──────── RECORDS SHOWN ────────

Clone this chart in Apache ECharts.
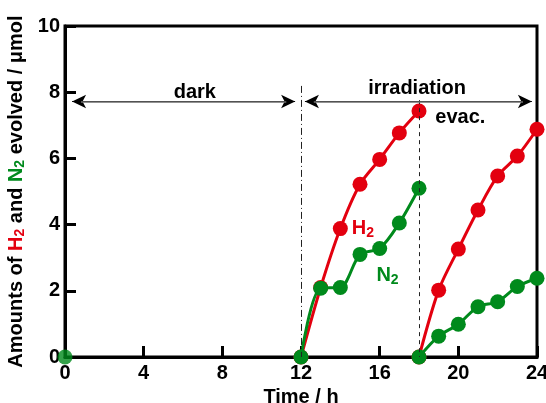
<!DOCTYPE html>
<html><head><meta charset="utf-8">
<script src="https://cdn.jsdelivr.net/npm/echarts@6/dist/echarts.min.js"></script>
<style>html,body{margin:0;padding:0;background:#fff}#c{width:546px;height:403px}</style>
</head><body><div id="c"></div>
<script>
const xTicks = [0, 4, 8, 12, 16, 20, 24];
const yTicks = [0, 2, 4, 6, 8, 10];
const hours1 = [12, 13, 14, 15, 16, 17, 18];
const h2Run1 = [0, 2.1, 3.88, 5.22, 5.97, 6.77, 7.43];
const n2Run1 = [0, 2.08, 2.1, 3.1, 3.28, 4.05, 5.1];
const hours2 = [18, 19, 20, 21, 22, 23, 24];
const h2Run2 = [0, 2.02, 3.26, 4.44, 5.47, 6.07, 6.88];
const n2Run2 = [0, 0.63, 0.99, 1.52, 1.67, 2.13, 2.38];
const darkPoint = [[0, 0]];
// annotation spans (hours) and level
const darkSpan = [0.36, 11.7];
const irrSpan = [12.2, 23.74];
const arrowLevel = 7.72;

const RED = '#e3000f', GREEN = '#008a1c';
const FONT = '"Liberation Sans", Arial, sans-serif';
const FS = 20, SUB = 14;
const pair = (xs, ys) => xs.map((x, i) => [x, ys[i]]);

function lineSeries(name, data, color, z) {
  return {
    name, type: 'line', data, smooth: 0.3, symbol: 'circle', symbolSize: 15,
    lineStyle: { color, width: 3 }, itemStyle: { color }, z, animation: false
  };
}
const txt = (color, size) => ({ fontFamily: FONT, fontWeight: 'bold', fontSize: size, color });
const sub = (color, pad) => Object.assign(txt(color, SUB), { verticalAlign: 'bottom', padding: [pad, 0, 0, 0] });
// black arrow line (heads at both ends) drawn underneath, gray shaft drawn on top
const arrowBlack = s => [{ coord: [s[0], arrowLevel], symbol: 'arrow', symbolSize: [10, 14],
                           lineStyle: { type: 'solid', color: '#000', width: 1 } },
                         { coord: [s[1], arrowLevel], symbol: 'arrow', symbolSize: [10, 14] }];
const shaft = s => [{ coord: [s[0], arrowLevel], symbol: 'none', lineStyle: { type: 'solid', color: '#6e6e6e', width: 1.6 } },
                    { coord: [s[1], arrowLevel], symbol: 'none' }];

const chart = echarts.init(document.getElementById('c'));
chart.setOption({
  animation: false,
  grid: { left: 65, right: 9, top: 26, bottom: 46, show: true, borderColor: '#000', borderWidth: 3,
          outerBoundsMode: 'none', containLabel: false },
  xAxis: {
    type: 'value', min: 0, max: 24, interval: 4,
    name: 'Time / h', nameLocation: 'middle', nameGap: 26,
    nameTextStyle: txt('#000', FS),
    axisLine: { lineStyle: { color: '#000', width: 3 } },
    axisTick: { inside: true, length: 11, lineStyle: { color: '#000', width: 3 } },
    axisLabel: Object.assign(txt('#000', FS), { margin: 6 }),
    splitLine: { show: false }
  },
  yAxis: {
    type: 'value', min: 0, max: 10, interval: 2,
    name: '{a|Amounts of }{h|H}{hs|2}{a| and }{n|N}{ns|2}{a| evolved / μmol}',
    nameLocation: 'middle', nameGap: 24, nameRotate: 90,
    nameTextStyle: Object.assign(txt('#000', FS), {
      rich: { a: txt('#000', FS), h: txt(RED, FS), hs: sub(RED, 7), n: txt(GREEN, FS), ns: sub(GREEN, 7) }
    }),
    axisLine: { lineStyle: { color: '#000', width: 3 } },
    axisTick: { inside: true, length: 11, lineStyle: { color: '#000', width: 3 } },
    axisLabel: Object.assign(txt('#000', FS), { margin: 5 }),
    splitLine: { show: false }
  },
  series: [
    {
      type: 'line', data: [], silent: true, z: 1,
      markLine: {
        silent: true, animation: false, label: { show: false },
        data: [
          [{ coord: [12, 8.19], symbol: 'none', lineStyle: { type: [7, 3, 1, 3], color: '#222', width: 1 } },
           { coord: [12, 0], symbol: 'none' }],
          [{ coord: [18, 7.76], symbol: 'none', lineStyle: { type: [4, 4], color: '#222', width: 1 } },
           { coord: [18, 0], symbol: 'none' }],
          arrowBlack(darkSpan),
          arrowBlack(irrSpan)
        ]
      },
      markPoint: {
        silent: true, animation: false, symbol: 'circle', symbolSize: 0,
        label: Object.assign({ show: true, position: 'inside' }, txt('#000', FS)),
        data: [
          { coord: [6.6, 8.0], label: { formatter: 'dark' } },
          { coord: [17.9, 8.1], label: { formatter: 'irradiation' } },
          { coord: [20.1, 7.24], label: { formatter: 'evac.' } },
          { coord: [15.15, 3.88], label: { formatter: '{m|H}{s|2}', rich: { m: txt(RED, FS), s: sub(RED, 9) } } },
          { coord: [16.4, 2.46], label: { formatter: '{m|N}{s|2}', rich: { m: txt(GREEN, FS), s: sub(GREEN, 9) } } }
        ]
      }
    },
    {
      type: 'line', data: [], silent: true, z: 2,
      markLine: { silent: true, animation: false, label: { show: false },
        data: [shaft([darkSpan[0] + 0.45, darkSpan[1] - 0.45]), shaft([irrSpan[0] + 0.45, irrSpan[1] - 0.45])] }
    },
    lineSeries('H2 run 1', pair(hours1, h2Run1), RED, 3),
    lineSeries('H2 run 2', pair(hours2, h2Run2), RED, 3),
    lineSeries('N2 run 1', pair(hours1, n2Run1), GREEN, 4),
    lineSeries('N2 run 2', pair(hours2, n2Run2), GREEN, 4),
    { type: 'scatter', name: 'dark', data: darkPoint, symbolSize: 15, itemStyle: { color: GREEN }, z: 5 }
  ]
});
</script></body></html>
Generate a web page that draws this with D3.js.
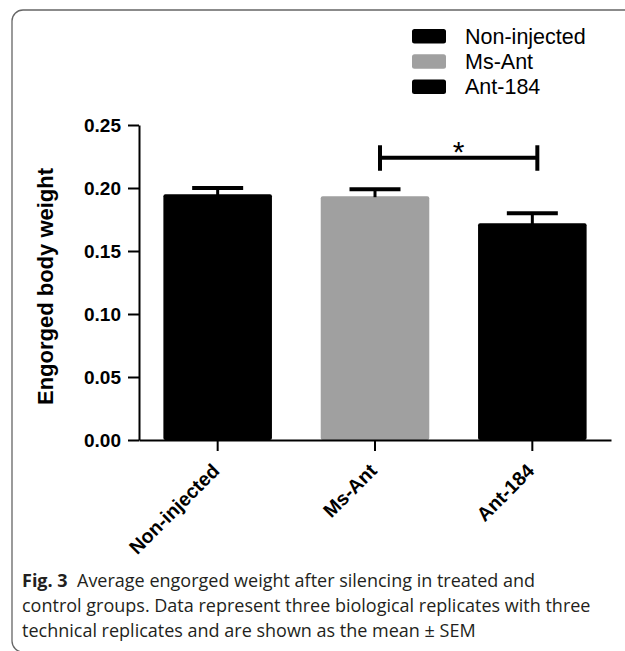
<!DOCTYPE html>
<html>
<head>
<meta charset="utf-8">
<script src="https://cdn.jsdelivr.net/npm/d3@7"></script>
<style>
  body { margin: 0; background: #fff; }
  svg { display: block; }
</style>
</head>
<body>
<script>
// data
const groups = ['Non-injected', 'Ms-Ant', 'Ant-184'];
const means = [0.195, 0.1935, 0.172];
const sems = [0.005, 0.0055, 0.008];
const barColors = ['#000000', '#a0a0a0', '#000000'];
const yTicks = [0.00, 0.05, 0.10, 0.15, 0.20, 0.25];
const sigPair = ['Ms-Ant', 'Ant-184'];
const sigLabel = '*';
const sigLevel = 0.224;
const yLabel = 'Engorged body weight';
const captionBold = 'Fig. 3';
const captionLines = [
  'Average engorged weight after silencing in treated and',
  'control groups. Data represent three biological replicates with three',
  'technical replicates and are shown as the mean \u00b1 SEM'
];

const W = 625, H = 651;
const plot = { left: 139, right: 611, top: 125, bottom: 440 };
const sans = '"Liberation Sans", Arial, sans-serif';

const svg = d3.select('body').append('svg')
  .attr('width', W)
  .attr('height', H);

// frame of the figure panel
svg.append('rect')
  .attr('x', 12).attr('y', 10)
  .attr('width', 700).attr('height', 642)
  .attr('rx', 11)
  .attr('fill', 'none')
  .attr('stroke', '#666')
  .attr('stroke-width', 1.3);

const y = d3.scaleLinear()
  .domain([0, 0.25])
  .range([plot.bottom, plot.top]);

const x = d3.scaleBand()
  .domain(groups)
  .range([plot.left, plot.right])
  .paddingInner(0.31)
  .paddingOuter(0.155);

const cx = d => x(d) + x.bandwidth() / 2;

// bars
svg.append('g').selectAll('rect')
  .data(groups)
  .join('rect')
  .attr('x', d => x(d))
  .attr('y', (d, i) => y(means[i]))
  .attr('width', x.bandwidth())
  .attr('height', (d, i) => y(0) - y(means[i]))
  .attr('rx', 2)
  .attr('fill', (d, i) => barColors[i]);

// error bars (upper only)
const err = svg.append('g').attr('stroke', '#000');
err.selectAll('line.stem')
  .data(groups)
  .join('line')
  .attr('class', 'stem')
  .attr('x1', d => cx(d)).attr('x2', d => cx(d))
  .attr('y1', (d, i) => y(means[i]) + 1)
  .attr('y2', (d, i) => y(means[i] + sems[i]))
  .attr('stroke-width', 3);
err.selectAll('line.cap')
  .data(groups)
  .join('line')
  .attr('class', 'cap')
  .attr('x1', d => cx(d) - 25.5).attr('x2', d => cx(d) + 25.5)
  .attr('y1', (d, i) => y(means[i] + sems[i]))
  .attr('y2', (d, i) => y(means[i] + sems[i]))
  .attr('stroke-width', 4);

// y axis
const yAxis = d3.axisLeft(y)
  .tickValues(yTicks)
  .tickSize(11)
  .tickSizeOuter(0)
  .tickPadding(7)
  .tickFormat(d3.format('.2f'));

const gy = svg.append('g')
  .attr('transform', `translate(${plot.left},0)`)
  .call(yAxis);
gy.attr('font-family', null).attr('font-size', null);
gy.select('.domain').attr('stroke-width', 2);
gy.selectAll('.tick line').attr('stroke-width', 2);
gy.selectAll('.tick text')
  .style('font-family', sans)
  .attr('font-weight', 'bold')
  .style('font-size', '19px')
  .attr('fill', '#000');

// x axis
const xAxis = d3.axisBottom(x)
  .tickSize(11)
  .tickSizeOuter(0);

const gx = svg.append('g')
  .attr('transform', `translate(0,${plot.bottom})`)
  .call(xAxis);
gx.attr('font-family', null).attr('font-size', null);
gx.select('.domain').attr('stroke-width', 2);
gx.selectAll('.tick line').attr('stroke-width', 2);
gx.selectAll('.tick text')
  .style('font-family', sans)
  .attr('font-weight', 'bold')
  .style('font-size', '19.5px')
  .attr('fill', '#000')
  .attr('text-anchor', 'end')
  .attr('dy', null)
  .attr('y', null)
  .attr('transform', 'translate(3,32) rotate(-45)');

// y axis title
svg.append('text')
  .attr('transform', `translate(53,${(plot.top + plot.bottom) / 2 + 4}) rotate(-90)`)
  .attr('text-anchor', 'middle')
  .style('font-family', sans)
  .attr('font-weight', 'bold')
  .style('font-size', '22px')
  .text(yLabel);

// significance bracket
const sx1 = cx(sigPair[0]) + 5, sx2 = cx(sigPair[1]) + 5;
const sy = y(sigLevel);
const sig = svg.append('g').attr('stroke', '#000').attr('stroke-width', 4);
sig.append('line').attr('x1', sx1).attr('x2', sx2).attr('y1', sy).attr('y2', sy);
sig.append('line').attr('x1', sx1).attr('x2', sx1).attr('y1', sy - 12.5).attr('y2', sy + 13);
sig.append('line').attr('x1', sx2).attr('x2', sx2).attr('y1', sy - 12.5).attr('y2', sy + 13);
svg.append('text')
  .attr('x', (sx1 + sx2) / 2)
  .attr('y', sy + 4)
  .attr('text-anchor', 'middle')
  .style('font-family', sans)
  .style('font-size', '30px')
  .text(sigLabel);

// legend
const legend = svg.append('g')
  .style('font-family', sans)
  .style('font-size', '21.5px');
const rows = legend.selectAll('g')
  .data(groups)
  .join('g')
  .attr('transform', (d, i) => `translate(412,${43.5 + i * 25.3})`);
rows.append('rect')
  .attr('x', 0).attr('y', -14.5)
  .attr('width', 34).attr('height', 14.5)
  .attr('rx', 2.5)
  .attr('fill', (d, i) => barColors[i]);
rows.append('text')
  .attr('x', 53)
  .attr('y', 0)
  .attr('fill', '#000')
  .text(d => d);

// caption
const cap = svg.append('g')
  .style('font-family', '"Open Sans", "Noto Sans", sans-serif')
  .style('font-size', '18px')
  .attr('fill', '#231f20');
captionLines.forEach((line, i) => {
  const t = cap.append('text')
    .attr('x', 22)
    .attr('y', 587 + i * 25);
  if (i === 0) {
    t.append('tspan').attr('font-weight', 'bold').text(captionBold + '\u00a0\u00a0');
  }
  t.append('tspan').text(line);
});
</script>
</body>
</html>
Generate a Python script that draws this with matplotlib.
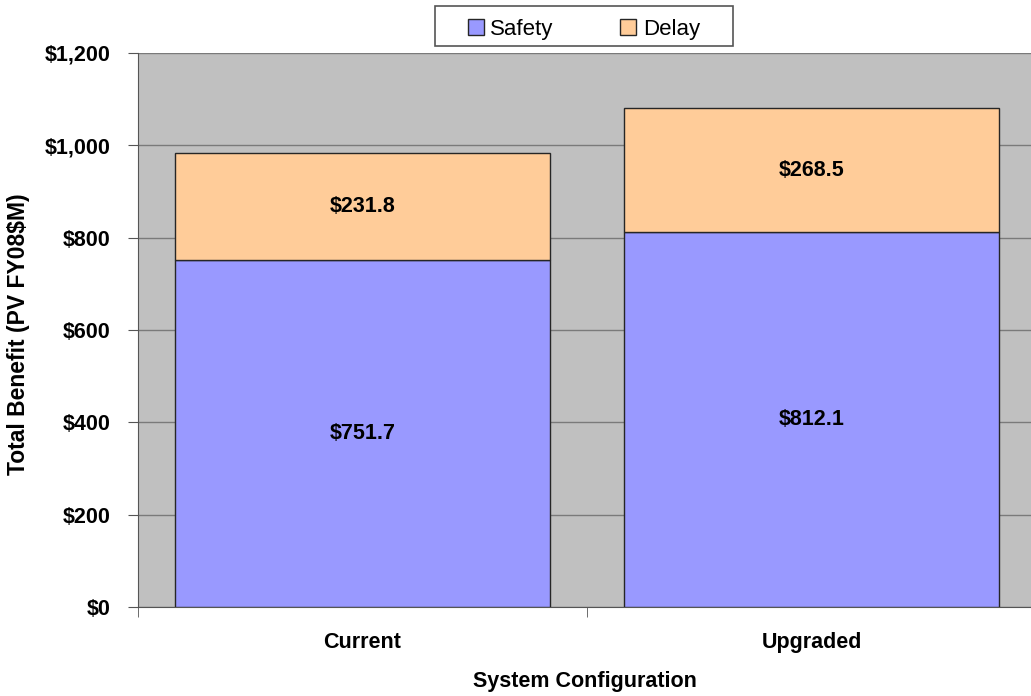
import matplotlib
matplotlib.use("Agg")
import matplotlib.pyplot as plt
from matplotlib.patches import Rectangle
from matplotlib.ticker import FuncFormatter, MultipleLocator
import numpy as np

categories = ["Current", "Upgraded"]
safety = [751.7, 812.1]
delay = [231.8, 268.5]
series_names = ["Safety", "Delay"]

plt.rcParams["font.family"] = ["Liberation Sans", "DejaVu Sans"]

W, H = 1031, 696
fig = plt.figure(figsize=(W / 100, H / 100), dpi=100)
ax = fig.add_axes([138 / W, 89 / H, 898 / W, 554 / H])
ax.set_facecolor("#C0C0C0")

x = np.arange(len(categories))
width = 0.833
edge = "#262626"
b1 = ax.bar(x, safety, width, color="#9999FF", edgecolor=edge, linewidth=1.0,
            label=series_names[0], zorder=3)
b2 = ax.bar(x, delay, width, bottom=safety, color="#FFCC99", edgecolor=edge,
            linewidth=1.0, label=series_names[1], zorder=3)

for xi, s, d in zip(x, safety, delay):
    ax.text(xi, s / 2, f"${s:,.1f}", ha="center", va="center",
            fontsize=15.5, fontweight="bold", zorder=4)
    ax.text(xi, s + d / 2, f"${d:,.1f}", ha="center", va="center",
            fontsize=15.5, fontweight="bold", zorder=4)

ax.set_xlim(-0.5, len(categories) - 0.5)
ax.set_ylim(0, 1200)
ax.yaxis.set_major_locator(MultipleLocator(200))
ax.yaxis.set_major_formatter(FuncFormatter(lambda v, p: f"${v:,.0f}"))
ax.grid(axis="y", color="#7a7a7a", linewidth=1.0, zorder=1)

# category labels centered, tick marks at category boundaries
ax.set_xticks(x)
ax.set_xticklabels(categories, fontsize=15.5, fontweight="bold")
ax.tick_params(axis="x", length=0, pad=18)
ax.set_xticks(np.arange(-0.5, len(categories)), minor=True)
ax.tick_params(axis="x", which="minor", length=7, color="#555555")
ax.tick_params(axis="y", length=7, color="#555555", labelsize=15.5, pad=13)
for lbl in ax.get_yticklabels():
    lbl.set_fontweight("bold")

for side in ["top", "right"]:
    ax.spines[side].set_visible(False)
ax.spines["left"].set_color("#555555")
ax.spines["bottom"].set_color("#555555")

ax.set_xlabel("System Configuration", fontsize=15.5, fontweight="bold", va="center")
ax.xaxis.set_label_coords(0.5 - 2 / 898, (607 - 681) / 554)
ax.set_ylabel("Total Benefit (PV FY08$M)", fontsize=16.5, fontweight="bold", va="center")
ax.yaxis.set_label_coords((19 - 138) / 898, 0.5 - 4 / 554)

# legend box at the top
fig.patches.append(Rectangle((435 / W, 1 - 46 / H), 298 / W, 40 / H,
                             transform=fig.transFigure, facecolor="white",
                             edgecolor="#555555", linewidth=1.2))
leg = fig.legend(handles=[b1, b2], labels=series_names, loc="center",
                 bbox_to_anchor=(584 / W, 1 - 29 / H), ncol=2,
                 frameon=False, fontsize=16, handlelength=0.72,
                 handleheight=0.72, handletextpad=0.3, columnspacing=3.0,
                 borderpad=0, borderaxespad=0)

fig.savefig("out.png", dpi=100, facecolor="white")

────────

PROBLEM DETAILS ->
Restate the lines of the records exactly, starting at the first and stopping after the line with "const pair = (xs, ys)". Leave out any picture.

FULL ANSWER ->
Clone this chart in Apache ECharts.
<!DOCTYPE html>
<html><head><meta charset="utf-8">
<script src="https://cdn.jsdelivr.net/npm/echarts@6/dist/echarts.min.js"></script>
<style>html,body{margin:0;padding:0;background:#fff}#c{width:546px;height:403px}</style>
</head><body><div id="c"></div>
<script>
const xTicks = [0, 4, 8, 12, 16, 20, 24];
const yTicks = [0, 2, 4, 6, 8, 10];
const hours1 = [12, 13, 14, 15, 16, 17, 18];
const h2Run1 = [0, 2.1, 3.88, 5.22, 5.97, 6.77, 7.43];
const n2Run1 = [0, 2.08, 2.1, 3.1, 3.28, 4.05, 5.1];
const hours2 = [18, 19, 20, 21, 22, 23, 24];
const h2Run2 = [0, 2.02, 3.26, 4.44, 5.47, 6.07, 6.88];
const n2Run2 = [0, 0.63, 0.99, 1.52, 1.67, 2.13, 2.38];
const darkPoint = [[0, 0]];
// annotation spans (hours) and level
const darkSpan = [0.36, 11.7];
const irrSpan = [12.2, 23.74];
const arrowLevel = 7.72;

const RED = '#e3000f', GREEN = '#008a1c';
const FONT = '"Liberation Sans", Arial, sans-serif';
const FS = 20, SUB = 14;
const pair = (xs, ys) => xs.map((x, i) => [x, ys[i]]);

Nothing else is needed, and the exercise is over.